> **Problem to solve**: Pick out each line of the records in which the word "this" appears.

☆ ☆ ☆ ☆

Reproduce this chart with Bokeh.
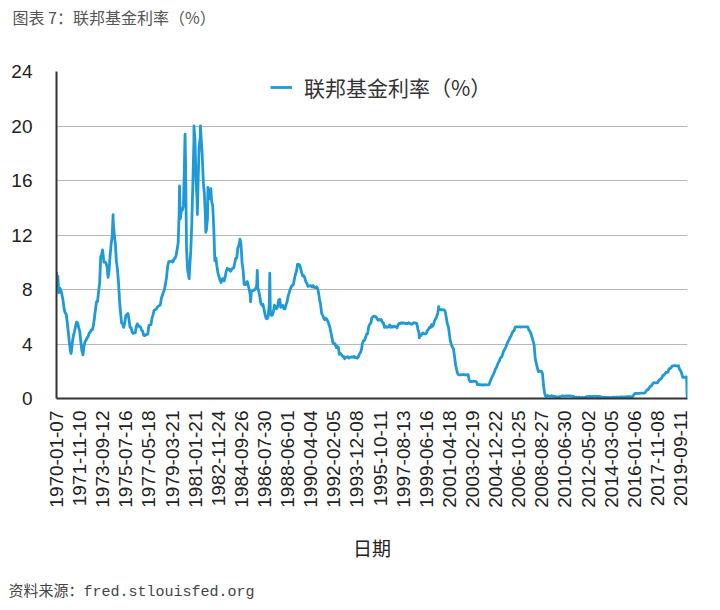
import numpy as np
import pandas as pd
from bokeh.plotting import figure
from bokeh.models import (FixedTicker, Title, Legend, LegendItem, Range1d,
                          ColumnDataSource)
from bokeh.embed import file_html
from bokeh.resources import INLINE

# ---------------- data ----------------
tick_labels = ["1970-01-07", "1971-11-10", "1973-09-12", "1975-07-16", "1977-05-18",
               "1979-03-21", "1981-01-21", "1982-11-24", "1984-09-26", "1986-07-30",
               "1988-06-01", "1990-04-04", "1992-02-05", "1993-12-08", "1995-10-11",
               "1997-08-13", "1999-06-16", "2001-04-18", "2003-02-19", "2004-12-22",
               "2006-10-25", "2008-08-27", "2010-06-30", "2012-05-02", "2014-03-05",
               "2016-01-06", "2017-11-08", "2019-09-11"]
y_ticks = [0, 4, 8, 12, 16, 20, 24]

# monthly levels, Jan..Dec of each year
rates_1970s = [
    8.98, 8.98, 7.76, 8.10, 7.95, 7.61, 7.21, 6.61, 6.29, 6.20, 5.60, 4.90,   # 1970
    4.14, 3.50, 3.40, 4.16, 4.63, 4.91, 5.31, 5.60, 5.55, 5.20, 4.91, 4.14,   # 1971
    3.50, 3.25, 3.83, 4.17, 4.27, 4.46, 4.55, 4.80, 4.87, 5.04, 5.06, 5.33,   # 1972
    5.94, 6.58, 7.09, 7.12, 7.84, 8.49, 10.40, 10.60, 10.78, 10.01, 10.03, 9.95,  # 1973
    9.65, 8.90, 9.35, 10.51, 11.31, 11.93, 12.92, 12.01, 11.34, 10.06, 9.45, 8.53,  # 1974
    7.13, 6.24, 5.54, 5.49, 5.22, 5.55, 6.10, 6.14, 6.24, 5.82, 5.22, 5.20,   # 1975
    4.87, 4.77, 4.84, 4.82, 5.29, 5.48, 5.31, 5.29, 5.25, 5.02, 4.95, 4.65,   # 1976
    4.61, 4.68, 4.69, 4.73, 5.35, 5.39, 5.42, 5.90, 6.14, 6.47, 6.51, 6.56,   # 1977
    6.70, 6.78, 6.79, 6.89, 7.36, 7.60, 7.81, 8.04, 8.45, 8.96, 9.76, 10.03,  # 1978
    10.07, 10.06, 10.09, 10.01, 10.24, 10.29, 10.47, 10.94, 11.43, 13.77, 13.18, 13.78,  # 1979
]
rates_1980s = [
    13.82, 14.13, 17.19, 17.61, 10.98, 9.47, 9.03, 9.61, 10.87, 12.81, 15.85, 18.90,  # 1980
    19.08, 15.93, 14.70, 15.72, 18.52, 19.10, 19.04, 17.82, 15.87, 15.08, 13.31, 12.37,  # 1981
    13.22, 14.78, 14.68, 14.94, 14.45, 14.15, 12.59, 10.12, 10.31, 9.71, 9.20, 8.95,  # 1982
    8.68, 8.51, 8.77, 8.80, 8.63, 8.98, 9.37, 9.56, 9.45, 9.48, 9.34, 9.47,   # 1983
    9.56, 9.59, 9.91, 10.29, 10.32, 11.06, 11.23, 11.64, 11.30, 9.99, 9.43, 8.38,  # 1984
    8.35, 8.50, 8.58, 8.27, 7.97, 7.53, 7.88, 7.90, 7.92, 7.99, 8.05, 8.27,   # 1985
    8.14, 7.86, 7.48, 6.99, 6.85, 6.92, 6.56, 6.17, 5.89, 5.85, 6.04, 6.91,   # 1986
    6.43, 6.10, 6.13, 6.37, 6.85, 6.73, 6.58, 6.73, 7.22, 7.29, 6.69, 6.77,   # 1987
    6.83, 6.58, 6.58, 6.87, 7.09, 7.51, 7.75, 8.01, 8.19, 8.30, 8.35, 8.76,   # 1988
    9.12, 9.36, 9.85, 9.84, 9.81, 9.53, 9.24, 8.99, 9.02, 8.84, 8.55, 8.45,   # 1989
]
rates_1990s = [
    8.23, 8.24, 8.28, 8.26, 8.18, 8.29, 8.15, 8.13, 8.20, 8.11, 7.81, 7.31,   # 1990
    6.91, 6.25, 6.12, 5.91, 5.78, 5.90, 5.82, 5.66, 5.45, 5.21, 4.81, 4.43,   # 1991
    4.03, 4.06, 3.98, 3.73, 3.82, 3.76, 3.25, 3.30, 3.22, 3.10, 3.09, 2.92,   # 1992
    3.02, 3.03, 3.07, 2.96, 3.00, 3.04, 3.06, 3.03, 3.09, 2.99, 3.02, 2.96,   # 1993
    3.05, 3.25, 3.34, 3.56, 4.01, 4.25, 4.26, 4.47, 4.73, 4.76, 5.29, 5.45,   # 1994
    5.53, 5.92, 5.98, 6.05, 6.01, 6.00, 5.85, 5.74, 5.80, 5.76, 5.80, 5.60,   # 1995
    5.56, 5.22, 5.31, 5.22, 5.24, 5.27, 5.40, 5.22, 5.30, 5.24, 5.31, 5.29,   # 1996
    5.25, 5.19, 5.39, 5.51, 5.50, 5.56, 5.52, 5.54, 5.54, 5.50, 5.52, 5.50,   # 1997
    5.56, 5.51, 5.49, 5.45, 5.49, 5.56, 5.54, 5.55, 5.51, 5.07, 4.83, 4.68,   # 1998
    4.63, 4.76, 4.81, 4.74, 4.74, 4.76, 4.99, 5.07, 5.22, 5.20, 5.42, 5.30,   # 1999
]
rates_2000s = [
    5.45, 5.73, 5.85, 6.02, 6.27, 6.53, 6.54, 6.50, 6.52, 6.51, 6.51, 6.40,   # 2000
    5.98, 5.49, 5.31, 4.80, 4.21, 3.97, 3.77, 3.65, 3.07, 2.49, 2.09, 1.82,   # 2001
    1.73, 1.74, 1.73, 1.75, 1.75, 1.75, 1.73, 1.74, 1.75, 1.75, 1.34, 1.24,   # 2002
    1.24, 1.26, 1.25, 1.26, 1.26, 1.22, 1.01, 1.03, 1.01, 1.01, 1.00, 0.98,   # 2003
    1.00, 1.01, 1.00, 1.00, 1.00, 1.03, 1.26, 1.43, 1.61, 1.76, 1.93, 2.16,   # 2004
    2.28, 2.50, 2.63, 2.79, 3.00, 3.04, 3.26, 3.50, 3.62, 3.78, 4.00, 4.16,   # 2005
    4.29, 4.49, 4.59, 4.79, 4.94, 4.99, 5.24, 5.25, 5.25, 5.25, 5.25, 5.24,   # 2006
    5.25, 5.26, 5.26, 5.25, 5.25, 5.25, 5.26, 5.02, 4.94, 4.76, 4.49, 4.24,   # 2007
    3.94, 2.98, 2.61, 2.28, 1.98, 2.00, 2.01, 2.00, 1.81, 0.97, 0.39, 0.16,   # 2008
    0.15, 0.22, 0.18, 0.15, 0.18, 0.21, 0.16, 0.16, 0.15, 0.12, 0.12, 0.12,   # 2009
]
rates_2010s = [
    0.11, 0.13, 0.16, 0.20, 0.20, 0.18, 0.18, 0.19, 0.19, 0.19, 0.19, 0.18,   # 2010
    0.17, 0.16, 0.14, 0.10, 0.09, 0.09, 0.07, 0.10, 0.08, 0.07, 0.08, 0.07,   # 2011
    0.08, 0.10, 0.13, 0.14, 0.16, 0.16, 0.16, 0.13, 0.14, 0.16, 0.16, 0.16,   # 2012
    0.14, 0.15, 0.14, 0.15, 0.11, 0.09, 0.09, 0.08, 0.08, 0.09, 0.08, 0.09,   # 2013
    0.07, 0.07, 0.08, 0.09, 0.09, 0.10, 0.09, 0.09, 0.09, 0.09, 0.09, 0.12,   # 2014
    0.11, 0.11, 0.11, 0.12, 0.12, 0.13, 0.13, 0.14, 0.14, 0.12, 0.12, 0.24,   # 2015
    0.34, 0.38, 0.36, 0.37, 0.37, 0.38, 0.39, 0.40, 0.40, 0.40, 0.41, 0.54,   # 2016
    0.65, 0.66, 0.79, 0.90, 0.91, 1.04, 1.15, 1.16, 1.15, 1.15, 1.16, 1.30,   # 2017
    1.41, 1.42, 1.51, 1.69, 1.70, 1.82, 1.91, 1.91, 1.95, 2.19, 2.20, 2.27,   # 2018
    2.40, 2.40, 2.41, 2.42, 2.39, 2.38, 2.40, 2.13, 2.04, 1.83, 1.55, 1.55,   # 2019
]
rates_2020 = [1.55, 1.58]  # Jan, Feb 2020

# individual weekly readings (spikes and the final drop)
weekly_dates = ["1970-01-07", "1971-03-03", "1972-02-16", "1973-09-05", "1974-07-10",
                "1979-10-24", "1980-04-02", "1980-07-30", "1980-12-17", "1981-03-25",
                "1981-06-24", "1981-11-25", "1982-01-27", "1982-04-21", "1984-08-15",
                "1985-06-19", "1986-01-01", "1986-12-31", "1998-11-25", "2000-06-14",
                "2020-03-04", "2020-03-11", "2020-03-18", "2020-03-25", "2020-04-01"]
weekly_rates = [9.3, 3.3, 3.2, 10.9, 13.5,
                15.6, 19.4, 8.8, 20.0, 13.5,
                20.0, 12.2, 15.5, 15.4, 11.7,
                7.1, 9.4, 9.2, 4.45, 6.75,
                1.59, 1.14, 0.40, 0.12, 0.07]

# ---------------- build the series ----------------
start = pd.Timestamp("1970-01-07")
monthly = rates_1970s + rates_1980s + rates_1990s + rates_2000s + rates_2010s + rates_2020
m_dates = [pd.Timestamp(1970 + i // 12, i % 12 + 1, 15) for i in range(len(monthly))]
all_dates = m_dates + [pd.Timestamp(d) for d in weekly_dates]
all_rates = monthly + weekly_rates
order = np.argsort(np.array(all_dates, dtype="datetime64[ns]"))
dates_sorted = [all_dates[i] for i in order]
rates_sorted = [all_rates[i] for i in order]
# x measured in weeks from the first observation (the weekly category axis)
xw = [(d - start).days / 7.0 for d in dates_sorted]

src = ColumnDataSource(dict(x=xw, y=rates_sorted))

tick_pos = [(pd.Timestamp(t) - start).days // 7 for t in tick_labels]

# ---------------- figure ----------------
p = figure(width=720, height=610, output_backend="svg", toolbar_location=None,
           x_range=Range1d(0, max(xw)), y_range=Range1d(0, 24),
           min_border_left=56, min_border_right=33, min_border_top=0,
           min_border_bottom=212)
p.background_fill_color = "white"
p.border_fill_color = "white"
p.outline_line_color = None

r = p.line("x", "y", source=src, line_color="#1f9ad6", line_width=2.8,
           line_join="round")

# axes
p.xaxis.ticker = FixedTicker(ticks=tick_pos)
p.xaxis.major_label_overrides = {int(t): lab for t, lab in zip(tick_pos, tick_labels)}
p.xaxis.major_label_orientation = np.pi / 2
p.xaxis.major_label_text_font = "Liberation Sans"
p.xaxis.major_label_text_font_size = "19px"
p.xaxis.major_label_text_color = "#222222"
p.xaxis.major_label_standoff = 6
p.xaxis.axis_label = "日期"
p.xaxis.axis_label_text_font = "Noto Sans CJK SC"
p.xaxis.axis_label_text_font_size = "19px"
p.xaxis.axis_label_text_font_style = "normal"
p.xaxis.axis_label_text_color = "#222222"
p.xaxis.axis_label_standoff = 23

p.yaxis.ticker = FixedTicker(ticks=y_ticks)
p.yaxis.major_label_text_font = "Liberation Sans"
p.yaxis.major_label_text_font_size = "19px"
p.yaxis.major_label_text_color = "#222222"
p.yaxis.major_label_standoff = 18

for ax in (p.xaxis, p.yaxis):
    ax.axis_line_color = "#333333"
    ax.axis_line_width = 2
    ax.major_tick_line_color = None
    ax.minor_tick_line_color = None

p.xgrid.visible = False
p.ygrid.grid_line_color = "#b8b8b8"
p.ygrid.grid_line_width = 1.2

# legend
legend = Legend(items=[LegendItem(label="联邦基金利率（%）", renderers=[r])],
                location=(214, 296), orientation="horizontal")
legend.border_line_color = None
legend.background_fill_alpha = 0
legend.label_text_font = "Noto Sans CJK SC"
legend.label_text_font_size = "21px"
legend.label_text_color = "#333333"
legend.glyph_width = 22
legend.label_standoff = 12
legend.padding = 2
legend.margin = 0
p.add_layout(legend)

# ---- caption (top) : spacer panel next to the frame, caption panel outside it
top_gap = Title(text=" ", standoff=18, text_font="Noto Sans CJK SC",
                text_font_size="15px")
p.add_layout(top_gap, "above")
top_title = Title(text="图表 7：联邦基金利率（%）", align="left", offset=-44,
                  standoff=4, text_font="Noto Sans CJK SC", text_font_size="16px",
                  text_font_style="normal", text_color="#555555")
p.add_layout(top_title, "above")

# ---- source note (bottom)
bottom_gap = Title(text=" ", standoff=0, text_font="Liberation Sans",
                   text_font_size="10px")
p.add_layout(bottom_gap, "below")
src_note = Title(text="资料来源：fred.stlouisfed.org", align="left", offset=-48,
                 standoff=10, text_font="'Liberation Mono', 'Noto Sans CJK SC'",
                 text_font_size="15px", text_font_style="normal",
                 text_color="#444444")
p.add_layout(src_note, "below")

open("out.html", "w").write(file_html(p, INLINE))
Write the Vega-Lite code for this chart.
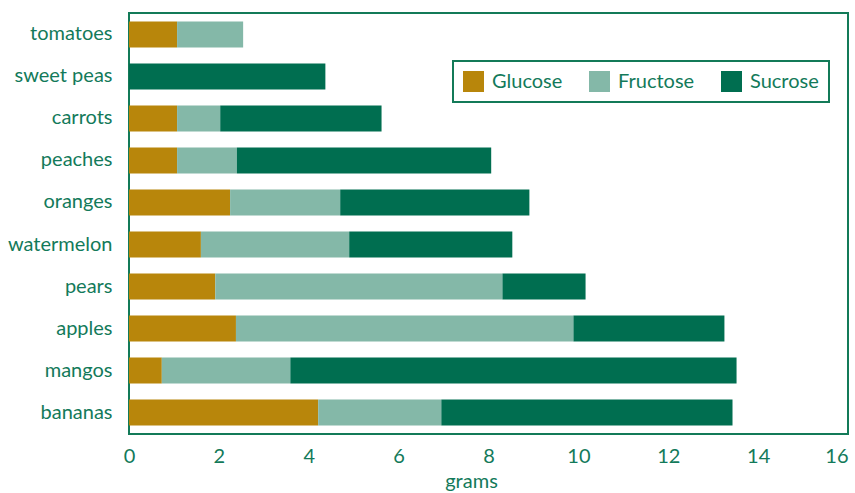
{
  "$schema": "https://vega.github.io/schema/vega-lite/v6.json",
  "width": 719,
  "height": 421,
  "autosize": {"type": "none"},
  "padding": {"left": 129, "top": 13, "right": 7, "bottom": 59},
  "config": {
    "font": "Lato",
    "view": {"stroke": "#137a58", "strokeWidth": 2},
    "axis": {"labelColor": "#137a5a", "titleColor": "#137a5a", "labelFont": "Lato", "titleFont": "Lato"},
    "legend": {"strokeWidth": 2}
  },
  "data": {
    "values": [
      {"food": "tomatoes", "sugar": "Glucose", "k": 1, "grams": 1.07},
      {"food": "tomatoes", "sugar": "Fructose", "k": 2, "grams": 1.47},
      {"food": "sweet peas", "sugar": "Sucrose", "k": 3, "grams": 4.37},
      {"food": "carrots", "sugar": "Glucose", "k": 1, "grams": 1.07},
      {"food": "carrots", "sugar": "Fructose", "k": 2, "grams": 0.96},
      {"food": "carrots", "sugar": "Sucrose", "k": 3, "grams": 3.59},
      {"food": "peaches", "sugar": "Glucose", "k": 1, "grams": 1.07},
      {"food": "peaches", "sugar": "Fructose", "k": 2, "grams": 1.33},
      {"food": "peaches", "sugar": "Sucrose", "k": 3, "grams": 5.66},
      {"food": "oranges", "sugar": "Glucose", "k": 1, "grams": 2.25},
      {"food": "oranges", "sugar": "Fructose", "k": 2, "grams": 2.45},
      {"food": "oranges", "sugar": "Sucrose", "k": 3, "grams": 4.21},
      {"food": "watermelon", "sugar": "Glucose", "k": 1, "grams": 1.6},
      {"food": "watermelon", "sugar": "Fructose", "k": 2, "grams": 3.3},
      {"food": "watermelon", "sugar": "Sucrose", "k": 3, "grams": 3.63},
      {"food": "pears", "sugar": "Glucose", "k": 1, "grams": 1.92},
      {"food": "pears", "sugar": "Fructose", "k": 2, "grams": 6.39},
      {"food": "pears", "sugar": "Sucrose", "k": 3, "grams": 1.85},
      {"food": "apples", "sugar": "Glucose", "k": 1, "grams": 2.38},
      {"food": "apples", "sugar": "Fructose", "k": 2, "grams": 7.51},
      {"food": "apples", "sugar": "Sucrose", "k": 3, "grams": 3.36},
      {"food": "mangos", "sugar": "Glucose", "k": 1, "grams": 0.73},
      {"food": "mangos", "sugar": "Fructose", "k": 2, "grams": 2.86},
      {"food": "mangos", "sugar": "Sucrose", "k": 3, "grams": 9.93},
      {"food": "bananas", "sugar": "Glucose", "k": 1, "grams": 4.21},
      {"food": "bananas", "sugar": "Fructose", "k": 2, "grams": 2.74},
      {"food": "bananas", "sugar": "Sucrose", "k": 3, "grams": 6.48}
    ]
  },
  "mark": {"type": "bar"},
  "encoding": {
    "y": {
      "field": "food",
      "type": "nominal",
      "sort": ["tomatoes", "sweet peas", "carrots", "peaches", "oranges", "watermelon", "pears", "apples", "mangos", "bananas"],
      "scale": {"paddingInner": 0.38, "paddingOuter": 0.2},
      "axis": {"title": null, "ticks": false, "domain": false, "labelFontSize": 20, "labelPadding": 17}
    },
    "x": {
      "field": "grams",
      "type": "quantitative",
      "stack": "zero",
      "scale": {"domain": [0, 16], "nice": false},
      "axis": {
        "title": "grams",
        "values": [0, 2, 4, 6, 8, 10, 12, 14, 16],
        "grid": false,
        "ticks": false,
        "domain": false,
        "labelFlush": false,
        "labelAlign": {"condition": {"test": "datum.value === 16", "value": "right"}, "value": "center"},
        "labelFontSize": 20,
        "labelPadding": 12,
        "titleFontSize": 20,
        "titleFontWeight": "normal",
        "titlePadding": 5,
        "titleX": 342,
        "titleAnchor": "start",
        "titleAlign": "center"
      }
    },
    "order": {"field": "k", "type": "quantitative"},
    "color": {
      "field": "sugar",
      "type": "nominal",
      "scale": {"domain": ["Glucose", "Fructose", "Sucrose"], "range": ["#b8860b", "#84b8a8", "#006e50"]},
      "legend": {
        "title": null,
        "orient": "none",
        "legendX": 324,
        "legendY": 48,
        "direction": "horizontal",
        "symbolType": "square",
        "symbolSize": 441,
        "symbolStrokeWidth": 0,
        "labelFontSize": 20,
        "labelColor": "#137a5a",
        "labelOffset": 8,
        "columnPadding": 26,
        "padding": 10,
        "strokeColor": "#137a58",
        "fillColor": "white"
      }
    }
  }
}
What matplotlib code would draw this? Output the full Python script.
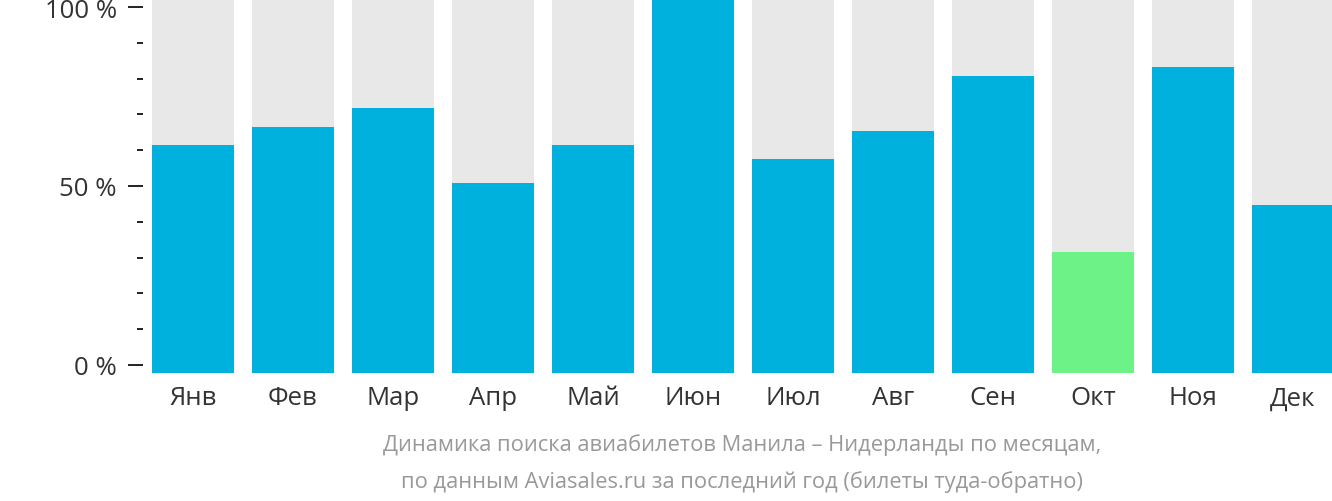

☆ ☆ ☆ ☆

> **Task solution**:
Reproduce this chart with Bokeh.
Write the Vega-Lite code for this chart.
What matplotlib code would draw this? Output the full Python script.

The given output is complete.